- [TASK DESCRIPTION]: Search the listing for "chart" and copy every line where it appears.

--------------------------------

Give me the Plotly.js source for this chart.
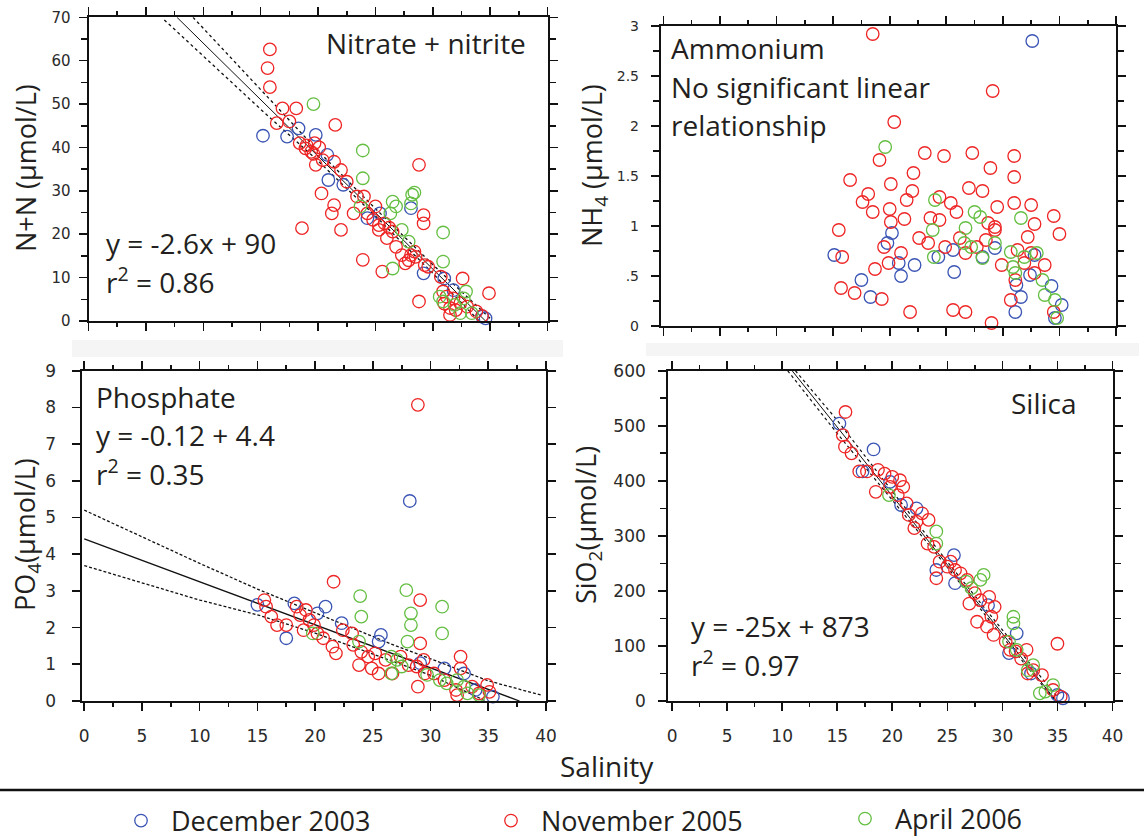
<!DOCTYPE html>
<html><head><meta charset="utf-8">
<script src="https://cdn.plot.ly/plotly-3.0.1.min.js"></script>
<style>html,body{margin:0;padding:0;background:#fff;} #chart{width:1144px;height:840px;}</style>
</head><body><div id="chart"></div>
<script>
// ---------- Nitrate + nitrite (N+N) ----------
const nnDecX = [15.2,17.3,18.3,19.8,20.8,20.9,22.2,24.3,25.4,28.1,29.2,31.0,31.8,34.3,34.6];
const nnDecY = [42.7,42.5,44.4,42.9,38.3,32.5,31.4,23.7,24.8,26.0,11.0,9.8,7.1,1.0,0.6];
const nnNovX = [15.8,15.6,15.8,16.9,18.1,16.4,17.5,21.5,18.4,18.9,19.4,19.7,19.8,20.4,21.4,22.0,20.3,21.4,21.2,22.0,18.6,23.1,23.4,24.0,25.0,24.3,24.8,25.3,23.9,25.6,26.0,26.5,26.8,27.6,27.3,28.1,28.4,28.8,29.2,29.2,28.8,29.3,29.6,30.7,30.9,31.2,31.8,32.6,32.4,33.0,33.8,34.3,34.9,31.5,22.5,25.3,19.0,19.6,20.1,25.8,26.2,27.9,28.5,31.0,31.5,32.0];
const nnNovY = [62.6,58.3,53.9,49.0,49.0,45.6,46.0,45.2,41.0,39.8,39.0,41.0,36.0,37.1,36.7,34.8,29.4,26.7,24.8,21.0,21.4,24.8,28.7,28.7,26.4,24.8,23.3,21.0,14.1,11.4,19.1,20.6,17.1,13.3,15.2,15.2,16.0,36.0,24.4,22.5,4.5,12.9,12.5,10.2,6.8,5.6,5.2,9.8,4.1,3.3,2.2,1.2,6.4,1.4,32.1,22.1,40.5,38.5,40.0,22.5,21.5,14.0,14.8,4.0,3.0,2.5];
const nnAprX = [19.6,23.9,23.9,28.4,28.2,26.5,26.8,26.3,28.1,30.9,27.3,27.9,26.5,30.9,30.6,30.9,32.9,32.7,32.4,33.4,31.9,23.7];
const nnAprY = [50.0,39.3,32.9,29.6,29.1,27.5,26.4,24.8,27.1,20.4,21.0,18.3,12.1,13.7,5.6,4.5,6.8,5.2,1.8,1.8,3.7,26.4];
const nnFitX = [7.7,34.6];   const nnFitY = [70,0];
const nnUpX = [9.1,15,20,25,30,35];  const nnUpY = [70,53.3,39.2,25.9,13.0,0.6];
const nnLoX = [6.6,15,20,25,30,35];  const nnLoY = [69.4,48.8,36.9,24.2,11.0,-2.6];

// ---------- Ammonium (NH4) ----------
const nhDecX = [32.6,15.1,17.5,18.3,19.8,20.2,20.8,21.0,22.2,24.3,25.7,25.6,28.2,29.3,31.2,31.6,31.1,32.8,32.4,34.3,35.2,34.6];
const nhDecY = [2.85,0.71,0.46,0.29,0.83,0.93,0.63,0.50,0.61,0.69,0.54,0.76,0.69,0.78,0.41,0.29,0.14,0.71,0.51,0.40,0.21,0.08];
const nhNovX = [18.5,29.1,20.4,19.1,23.1,24.8,27.3,31.0,31.0,28.9,16.5,22.1,20.1,22.0,21.5,18.1,17.6,18.5,20.0,20.1,21.3,24.4,25.4,25.9,27.0,28.2,29.5,31.0,32.5,34.5,32.8,35.0,32.2,15.5,15.8,15.7,16.9,19.3,18.7,19.9,19.5,21.0,21.8,22.6,23.4,23.6,24.4,24.9,25.6,26.7,29.0,26.2,26.7,27.7,28.5,29.3,29.9,30.7,31.1,31.3,31.9,32.5,32.8,33.7,34.5,28.7,29.3];
const nhNovY = [2.92,2.35,2.04,1.66,1.73,1.70,1.73,1.70,1.49,1.58,1.46,1.53,1.42,1.35,1.26,1.32,1.24,1.14,1.17,1.04,1.07,1.29,1.23,1.14,1.38,1.35,1.19,1.23,1.21,1.10,1.02,0.92,0.89,0.96,0.69,0.38,0.33,0.27,0.57,0.63,0.79,0.73,0.14,0.88,0.83,1.08,1.06,0.79,0.16,0.14,0.03,0.88,0.73,0.79,0.86,0.96,0.61,0.26,0.46,0.76,0.63,0.73,0.53,0.61,0.14,1.03,0.99];
const nhAprX = [19.6,24.0,31.6,27.5,28.0,23.8,23.9,26.7,26.6,27.2,28.2,29.3,30.7,30.9,31.1,31.9,33.0,33.5,33.7,34.6,34.8];
const nhAprY = [1.79,1.26,1.08,1.14,1.09,0.96,0.69,0.98,0.83,0.79,0.68,0.83,0.74,0.59,0.53,0.69,0.73,0.46,0.31,0.26,0.08];
const nhTickVals = [0,0.5,1,1.5,2,2.5,3];
const nhTickText = ['0','.5','1','1.5','2','2.5','3'];

// ---------- Phosphate (PO4) ----------
const poDecX = [28.2,15.0,17.5,18.2,20.9,20.2,22.3,25.7,25.5,29.1,31.2,32.9,33.9,35.4];
const poDecY = [5.45,2.62,1.71,2.66,2.57,2.39,2.12,1.80,1.62,1.03,0.89,0.75,0.30,0.12];
const poNovX = [28.9,21.6,29.1,29.1,32.6,15.6,15.75,16.2,16.7,17.5,18.4,18.7,19.2,19.5,19.9,20.2,19.0,20.7,21.5,21.8,22.4,23.2,23.3,24.0,23.8,24.6,24.9,25.2,25.5,26.1,26.7,27.4,28.1,28.8,29.4,29.5,28.9,30.3,31.2,32.2,32.6,33.6,34.2,34.9,35.1,32.3];
const poNovY = [8.07,3.25,2.75,1.57,1.21,2.75,2.57,2.30,2.07,2.07,2.57,2.34,2.48,2.21,2.07,1.84,1.93,1.71,1.48,1.30,1.93,1.84,1.53,1.34,0.98,1.21,0.89,1.30,0.75,1.12,0.75,1.21,0.98,0.94,1.12,0.75,0.39,0.75,0.57,0.30,0.89,0.39,0.21,0.44,0.25,0.16];
const poAprX = [27.9,23.9,24.0,28.3,28.3,28.0,31.0,31.0,19.8,23.8,26.6,27.1,26.6,27.5,29.7,30.8,31.4,32.3,32.9,33.2,34.2];
const poAprY = [3.02,2.86,2.30,2.39,2.07,1.62,2.57,1.84,1.84,1.62,1.21,1.12,0.75,0.94,0.71,0.57,0.48,0.57,0.39,0.21,0.16];
const poFitX = [0,37.7];  const poFitY = [4.42,0];
const poUpX = [0,10,15,20,27,30,35,39.7];  const poUpY = [5.2,3.75,3.05,2.4,1.5,1.15,0.55,0.15];
const poLoX = [0,10,15,20,27,30,34.8];     const poLoY = [3.69,2.75,2.35,1.85,1.05,0.7,0.0];

// ---------- Silica (SiO2) ----------
const siDecX = [15.2,18.3,17.3,19.8,20.8,22.2,25.6,24.0,25.7,28.7,31.3,30.6,32.6,35.0,35.5];
const siDecY = [504,457,417,398,356,350,265,238,214,174,123,87,50,11,5];
const siNovX = [15.75,15.5,15.7,16.3,17.0,17.7,18.7,18.5,19.3,20.0,19.8,20.7,21.0,20.5,21.3,21.5,22.2,22.0,22.7,23.3,23.2,23.8,24.0,24.3,25.0,25.3,25.7,26.2,26.8,27.0,27.5,27.7,28.0,28.8,29.0,29.3,28.6,29.2,30.3,30.7,31.2,31.7,32.2,32.3,32.8,33.6,35.0,34.6,35.3];
const siNovY = [525,483,462,450,417,417,420,380,413,407,389,401,389,374,359,338,326,314,341,329,286,280,223,253,244,253,238,232,220,177,196,144,183,189,153,171,135,120,108,93,90,77,93,50,56,47,104,20,8];
const siAprX = [19.7,24.0,24.0,28.3,28.0,26.7,27.2,31.0,31.0,30.6,31.3,32.8,32.3,34.6,33.4,33.9];
const siAprY = [374,308,286,229,220,217,205,153,141,108,93,65,56,29,14,17];
const siFitX = [10.9,34.9];  const siFitY = [600,0];
const siUpX = [11.2,15,20,25,30,35];  const siUpY = [600,510,381,253,129,7];
const siLoX = [10.5,15,20,25,30,34.8]; const siLoY = [600,486,365,243,117,0];

const seriesNames = ['December 2003','November 2005','April 2006'];

// ---------- drawing ----------
const W = 1144, H = 840;
const px = v => v / W;
const py = v => 1 - v / H;
const C = {dec:'rgb(58,84,180)', nov:'rgb(238,36,36)', apr:'rgb(100,190,66)'};
const INK = '#111';
const LEG = ['legend', 'legend2', 'legend3'];

function pts(x, y, xa, ya, k, color, show) {
  return {type:'scatter', mode:'markers', x, y, xaxis:xa, yaxis:ya, name:seriesNames[k], legendgroup:seriesNames[k],
    legend:LEG[k], showlegend:show, cliponaxis:false,
    marker:{symbol:'circle-open', size:12.5, color, line:{width:1.3, color}}};
}
function fit(x, y, xa, ya, dash, w) {
  return {type:'scatter', mode:'lines', x, y, xaxis:xa, yaxis:ya, showlegend:false,
    hoverinfo:'skip', line:{color:INK, width:w || 1, dash}};
}

const traces = [
  fit(nnFitX, nnFitY, 'x', 'y', 'solid'), fit(nnUpX, nnUpY, 'x', 'y', 'dot', 1.3), fit(nnLoX, nnLoY, 'x', 'y', 'dot', 1.3),
  fit(poFitX, poFitY, 'x3', 'y3', 'solid', 1.3), fit(poUpX, poUpY, 'x3', 'y3', '3px,2px', 1.3), fit(poLoX, poLoY, 'x3', 'y3', '3px,2px', 1.3),
  fit(siFitX, siFitY, 'x4', 'y4', 'solid'), fit(siUpX, siUpY, 'x4', 'y4', 'dot', 1.2), fit(siLoX, siLoY, 'x4', 'y4', 'dot', 1.2),

  pts(nnDecX, nnDecY, 'x', 'y', 0, C.dec, true),
  pts(nnNovX, nnNovY, 'x', 'y', 1, C.nov, true),
  pts(nnAprX, nnAprY, 'x', 'y', 2, C.apr, true),

  pts(nhDecX, nhDecY, 'x2', 'y2', 0, C.dec, false),
  pts(nhNovX, nhNovY, 'x2', 'y2', 1, C.nov, false),
  pts(nhAprX, nhAprY, 'x2', 'y2', 2, C.apr, false),

  pts(poDecX, poDecY, 'x3', 'y3', 0, C.dec, false),
  pts(poNovX, poNovY, 'x3', 'y3', 1, C.nov, false),
  pts(poAprX, poAprY, 'x3', 'y3', 2, C.apr, false),

  pts(siDecX, siDecY, 'x4', 'y4', 0, C.dec, false),
  pts(siNovX, siNovY, 'x4', 'y4', 1, C.nov, false),
  pts(siAprX, siAprY, 'x4', 'y4', 2, C.apr, false)
];

const tickFont = (s) => ({family:'DejaVu Sans', size:s, color:'#2a2a2a'});
function xax(d0, d1, r0, labels, anchor) {
  return {domain:[px(d0), px(d1)], range:[r0, 40], anchor, tickmode:'linear', tick0:0, dtick:5,
    ticks:'outside', ticklen:8, tickwidth:1.6, tickcolor:INK,
    showline:true, linewidth:2, linecolor:INK, mirror:'ticks',
    showgrid:false, zeroline:false, showticklabels:labels, tickfont:tickFont(17), ticklabelstandoff:11,
    minor:{dtick:2.5, tick0:0, ticks:'outside', ticklen:4, tickwidth:1.6, tickcolor:INK, showgrid:false},
    fixedrange:true};
}
function yax(top, bottom, range, dtick, minorD, size, standoff, anchor, extra) {
  const a = {domain:[py(bottom), py(top)], range, anchor, tickmode:'linear', tick0:0, dtick,
    ticks:'outside', ticklen:8, tickwidth:1.6, tickcolor:INK,
    showline:true, linewidth:2, linecolor:INK, mirror:'ticks',
    showgrid:false, zeroline:false, tickfont:tickFont(size), ticklabelstandoff:standoff,
    fixedrange:true};
  if (minorD) a.minor = {dtick:minorD, tick0:0, ticks:'outside', ticklen:6, tickwidth:1.6, tickcolor:INK, showgrid:false};
  return Object.assign(a, extra || {});
}

const TXT = 'Open Sans';
const ANN_FONT = {family:TXT, size:28, color:'#231f20'};
function ann(text, x, y, xanchor, extra) {
  return Object.assign({text, x:px(x), y:py(y), xref:'paper', yref:'paper', xanchor, yanchor:'middle',
    showarrow:false, font:ANN_FONT}, extra || {});
}
function ytitle(text, x, y) {
  return ann(text, x, y, 'center', {textangle:-90, font:{family:TXT, size:27, color:'#231f20'}});
}
function leg(xc, yc) {
  return {orientation:'v', x:px(xc), xanchor:'left', y:py(yc), yanchor:'middle', itemwidth:50,
    font:{family:TXT, size:27, color:'#231f20'}, bgcolor:'rgba(0,0,0,0)', borderwidth:0,
    itemclick:false, itemdoubleclick:false};
}

const layout = {
  width:W, height:H, margin:{l:0, r:0, t:0, b:0, pad:0, autoexpand:false},
  paper_bgcolor:'#fff', plot_bgcolor:'rgba(0,0,0,0)', showlegend:true,
  xaxis:  xax(88.6, 547.5, 0, false, 'y'),
  yaxis:  yax(17.3, 321, [0,70], 10, 5, 15, 5, 'x'),
  xaxis2: xax(660.8, 1116, -0.23, false, 'y2'),
  yaxis2: yax(26, 326, [0,3], 0.5, 0.25, 14, 9, 'x2', {tickmode:'array', tickvals:nhTickVals, ticktext:nhTickText}),
  xaxis3: xax(81.6, 546, -0.23, true, 'y3'),
  yaxis3: yax(370.7, 701, [0,9], 1, null, 17, 12, 'x3'),
  xaxis4: xax(668.2, 1112.5, -0.35, true, 'y4'),
  yaxis4: yax(370.7, 701, [0,600], 100, 50, 17, 9, 'x4'),
  legend:  leg(111, 821),
  legend2: leg(481, 821),
  legend3: leg(835, 819),
  shapes:[
    {type:'rect', xref:'paper', yref:'paper', x0:px(72), x1:px(563), y0:py(357), y1:py(340), fillcolor:'#f5f5f5', line:{width:0}, layer:'below'},
    {type:'rect', xref:'paper', yref:'paper', x0:px(646), x1:px(1139), y0:py(356), y1:py(343), fillcolor:'#f5f5f5', line:{width:0}, layer:'below'},
    {type:'line', xref:'paper', yref:'paper', x0:0, x1:1, y0:py(790), y1:py(790), line:{color:INK, width:2.5}}
  ],
  annotations:[
    ann('Nitrate + nitrite', 528, 43, 'right'),
    ann('y = -2.6x + 90', 104, 243, 'left'),
    ann('r<sup>2</sup> = 0.86', 104, 281, 'left'),
    ann('Ammonium', 669, 48, 'left'),
    ann('No significant linear', 669, 87, 'left'),
    ann('relationship', 669, 125, 'left'),
    ann('Phosphate', 94, 397, 'left'),
    ann('y = -0.12 + 4.4', 94, 435, 'left'),
    ann('r<sup>2</sup> = 0.35', 94, 472, 'left'),
    ann('Silica', 1079, 403, 'right'),
    ann('y = -25x + 873', 689, 626, 'left'),
    ann('r<sup>2</sup> = 0.97', 689, 663, 'left'),
    ytitle('N+N (µmol/L)', 26, 168),
    ytitle('NH<sub>4</sub> (µmol/L)', 594, 166),
    ytitle('PO<sub>4</sub>(µmol/L)', 26, 535),
    ytitle('SiO<sub>2</sub>(µmol/L)', 587, 525),
    ann('Salinity', 607, 766, 'center')
  ]
};

Plotly.newPlot('chart', traces, layout, {displayModeBar:false, staticPlot:true});
</script>
</body></html>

--------------------------------

- [OUTPUT]:
Give me the Plotly.js source for this chart.
<style>html,body{margin:0;padding:0;background:#fff;} #chart{width:1144px;height:840px;}</style>
</head><body><div id="chart"></div>
Plotly.newPlot('chart', traces, layout, {displayModeBar:false, staticPlot:true});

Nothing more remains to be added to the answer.